Related: If the Arizona law stays on the books and stays as unpopular, it's going to cost them alot of convention and event money.

Laura Bush tells (her version of) all

The NYTimes has some bits from former First Lady Laura Bush's new book. A completely unsubstantiated claim that someone tried to poison the Bushes on a trip to Germany and a seemingly self serving presentation of her fatal car accident at 17 seem to be the big selling points.

I don't know if it's her or the NYTimes' treatment, but this coverage left me with a very bitter feeling towards her. (but I couldn't stop reading it.)

Later: Maybe it's because she killed a guy after running a stop sign, and yet she still attempts to blame everything else.

Later Still: Somewhere in an attic there's a portrait of Laura Bush that keeps aging.

Tuesday, April 27, 2010

Picture of the Day

I never thought I'd see these signs again in my lifetime.



(Demonstrators protest Arizona's new immigration law outside the Arizona state capitol building on April 23. (AFP/John Moore))

Monday, April 26, 2010

Flashback

With Arizona once again making headlines for its legislative "statements" around race, I thought it was time to drag this one back out. It's hard to believe that "By the Time I get to Arizona" is 19 years old. (And we're still talking about Arizona.)


Today's read

The article making the murmurs today is the New York Magazine article on how effectively Sarah Palin has juiced her newfound prominence for lots of money.

(I didn't make it halfway through, but alot of the blogs, both left and right, seem excited about this piece.)

Puffery

Mark Halperin tells me what an amazing job Obama has done so far. (Notable primarily bacause Halperin is center right, and, for some reason, highly read in the power circles.)
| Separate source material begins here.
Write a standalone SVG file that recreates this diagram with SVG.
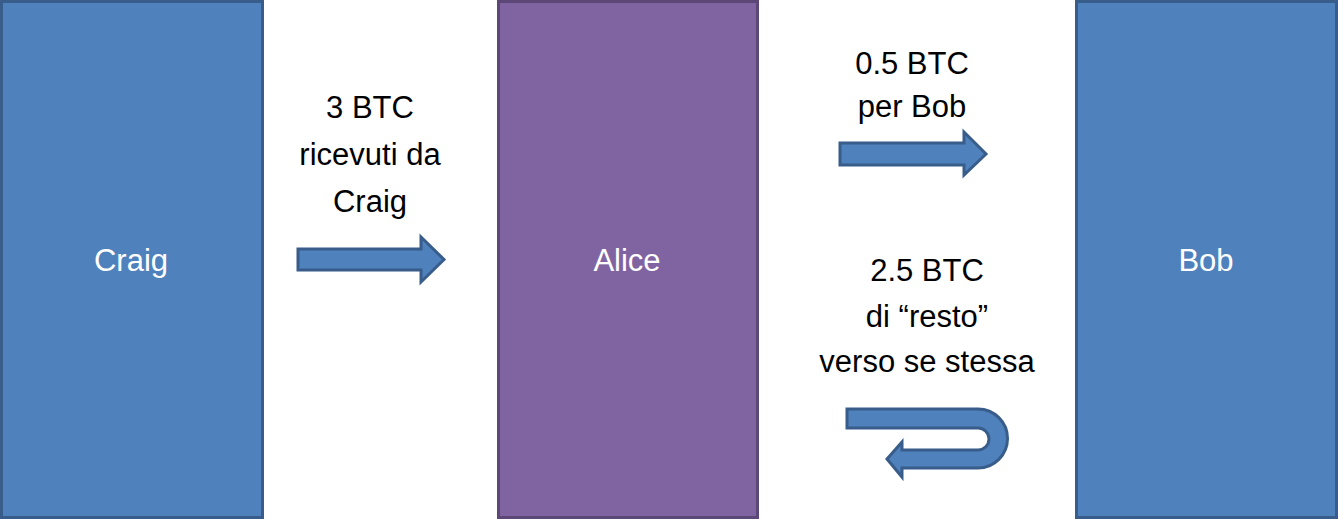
<svg xmlns="http://www.w3.org/2000/svg" width="1338" height="519" viewBox="0 0 1338 519">
<style>
.blue{fill:#4f81bd;stroke:#385d8a;stroke-width:3}
.purple{fill:#8064a2;stroke:#5c4776;stroke-width:3}
.arrow{fill:#4f81bd;stroke:#385d8a;stroke-width:3;stroke-linejoin:miter}
text{font-family:"Liberation Sans",Arial,sans-serif;font-size:31px;text-anchor:middle}
.w{fill:#ffffff}
.k{fill:#000000}
</style>
<g id="craig">
<rect class="blue" x="1.5" y="1.5" width="261" height="516"/>
<text class="w" x="131" y="271">Craig</text>
</g>
<g id="alice">
<rect class="purple" x="498.5" y="1.5" width="259" height="516"/>
<text class="w" x="627" y="271">Alice</text>
</g>
<g id="bob">
<rect class="blue" x="1076.5" y="1.5" width="260" height="516"/>
<text class="w" x="1206" y="271">Bob</text>
</g>
<g id="connectors">
<path class="arrow" d="M298,249 L421,249 L421,237 L444,259.5 L421,282 L421,270 L298,270 Z"/>
<path class="arrow" d="M840,143 L964,143 L964,132 L986,154 L964,175 L964,165 L840,165 Z"/>
<path class="arrow" d="M847,409 L978,409 A29.5,29.5 0 0 1 978,468 L902,468 L902,477 L887,459 L902,442 L902,450 L978,450 A10.5,10.5 0 0 0 978,428 L847,428 Z"/>
</g>
<g id="labels">
<text class="k" x="370" y="118">3 BTC</text>
<text class="k" x="370" y="165">ricevuti da</text>
<text class="k" x="370" y="212">Craig</text>
<text class="k" x="912" y="74">0.5 BTC</text>
<text class="k" x="912" y="117">per Bob</text>
<text class="k" x="927" y="281">2.5 BTC</text>
<text class="k" x="927" y="327">di “resto”</text>
<text class="k" x="927" y="372">verso se stessa</text>
</g>
</svg>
The floppy disk is no more

I'm so old.

Today

Kinda quiet this morning before the Senate vote this afternoon on financial regulation reform.

Somehow the Republicans think blocking the financial regulation bill is good politics. (?)

The politics of their position seem to rely on the complete falsehood that this bill enables more bailouts.

I'll be very curious to see how Republican refusal is covered.